Retype only what runs from the beginning of the data through the line with "for (var y = 1971;"; please omit the pictures and keep every line exact.

* BEGIN *

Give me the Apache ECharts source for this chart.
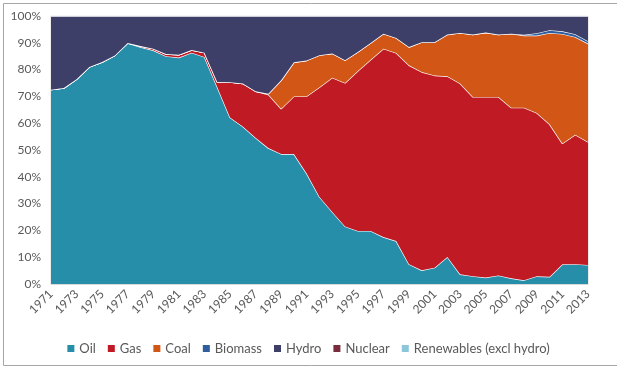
<!DOCTYPE html>
<html>
<head>
<meta charset="utf-8">
<script src="https://cdn.jsdelivr.net/npm/echarts@6/dist/echarts.min.js"></script>
<style>
html,body{margin:0;padding:0;background:#fff;}
#c{width:617px;height:366px;}
</style>
</head>
<body>
<div id="c"></div>
<script>
var years = [];
for (var y = 1971; y <= 2013; y++) years.push(String(y));

var oil = [72.5,73.1,76.4,81.0,82.8,85.3,89.9,88.4,87.2,85.0,84.5,86.3,84.7,73.5,62.1,58.8,54.6,50.7,48.5,48.5,41.2,32.5,26.9,21.5,19.8,19.8,17.5,16.0,7.4,5.1,6.1,10.1,3.6,2.9,2.4,3.2,2.1,1.4,2.9,2.7,7.4,7.4,7.1];
var gas = [0,0,0,0,0,0,0,0.4,0.6,0.8,1.0,1.0,1.6,1.9,13.2,16.0,17.3,20.0,16.9,21.5,28.9,40.9,50.1,53.5,59.7,63.9,70.3,70.2,74.2,74.0,71.7,67.4,71.2,66.9,67.4,66.6,63.7,64.4,60.9,56.9,45.0,48.3,45.9];
var coal = [0,0,0,0,0,0,0,0,0,0,0,0,0,0,0,0,0,0.3,10.6,12.7,13.3,12.0,9.0,8.5,7.1,6.2,5.6,5.6,6.8,11.1,12.4,15.6,18.9,23.3,24.0,23.3,27.6,26.9,28.9,34.1,40.9,36.5,36.7];
var biomass = [0,0,0,0,0,0,0,0,0,0,0,0,0,0,0,0,0,0,0,0,0,0,0,0,0,0,0,0,0,0,0,0,0,0,0,0,0,0.3,0.9,1.0,1.0,1.0,0.9];
var hydro = [27.5,26.9,23.6,19.0,17.2,14.7,10.1,11.2,12.2,14.2,14.5,12.7,13.7,24.6,24.7,25.2,28.1,29.0,24.0,17.3,16.6,14.6,14.0,16.5,13.4,10.1,6.6,8.2,11.6,9.8,9.8,6.9,6.3,6.9,6.2,6.9,6.6,7.0,6.4,5.3,5.7,6.8,9.4];
var nuclear = [0,0,0,0,0,0,0,0,0,0,0,0,0,0,0,0,0,0,0,0,0,0,0,0,0,0,0,0,0,0,0,0,0,0,0,0,0,0,0,0,0,0,0];
var renewables = [0,0,0,0,0,0,0,0,0,0,0,0,0,0,0,0,0,0,0,0,0,0,0,0,0,0,0,0,0,0,0,0,0,0,0,0,0,0,0,0,0,0,0];

var names = ['Oil','Gas','Coal','Biomass','Hydro','Nuclear','Renewables (excl hydro)'];
var colors = ['#268EA9','#C01A24','#D25716','#2E5E9E','#3E3F68','#7A2C3C','#8DC5DA'];
var dataList = [oil, gas, coal, biomass, hydro, nuclear, renewables];

var FONT = 'Lato';
var series = names.map(function(n, i){
  return {
    name: n, type: 'line', stack: 'total', data: dataList[i],
    symbol: 'none', smooth: false,
    lineStyle: {color: '#ffffff', width: (i >= 5 ? 0 : 1.3)},
    itemStyle: {color: colors[i]},
    areaStyle: {color: colors[i], opacity: 1},
    z: 2 + i
  };
});

var chart = echarts.init(document.getElementById('c'), null, {renderer: 'canvas'});
chart.setOption({
  animation: false,
  backgroundColor: '#ffffff',
  textStyle: {fontFamily: FONT},
  color: colors,
  graphic: [{
    type: 'rect', left: 1, top: 1, z: 100, silent: true,
    shape: {x: 0, y: 0, width: 614, height: 362},
    style: {fill: 'none', stroke: '#A6A6A6', lineWidth: 1}
  }],
  grid: {left: 51, right: 29, top: 16, bottom: 82, show: true, borderColor: '#D9D9D9', borderWidth: 1},
  legend: {
    data: names, left: 'center', top: 337,
    itemWidth: 7, itemHeight: 7, itemGap: 12, icon: 'rect',
    textStyle: {fontFamily: FONT, fontSize: 13, color: '#595959'}
  },
  xAxis: {
    type: 'category', data: years, boundaryGap: false,
    axisLine: {show: true, lineStyle: {color: '#D9D9D9'}},
    axisTick: {show: false},
    axisLabel: {interval: 1, rotate: 45, margin: 8, fontFamily: FONT, fontSize: 12, color: '#595959'},
    splitLine: {show: false}
  },
  yAxis: {
    type: 'value', min: 0, max: 100, interval: 10,
    axisLine: {show: true, lineStyle: {color: '#D9D9D9'}},
    axisTick: {show: false},
    axisLabel: {formatter: '{value}%', margin: 10, fontFamily: FONT, fontSize: 12, color: '#595959'},
    splitLine: {show: false}
  },
  series: series
});
</script>
</body>
</html>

* END *

**EXERCISE RESULT**
Give me the Apache ECharts source for this chart.
<!DOCTYPE html>
<html>
<head>
<meta charset="utf-8">
<script src="https://cdn.jsdelivr.net/npm/echarts@6/dist/echarts.min.js"></script>
<style>
html,body{margin:0;padding:0;background:#fff;}
#c{width:617px;height:366px;}
</style>
</head>
<body>
<div id="c"></div>
<script>
var years = [];
for (var y = 1971; y <= 2013; y++) years.push(String(y));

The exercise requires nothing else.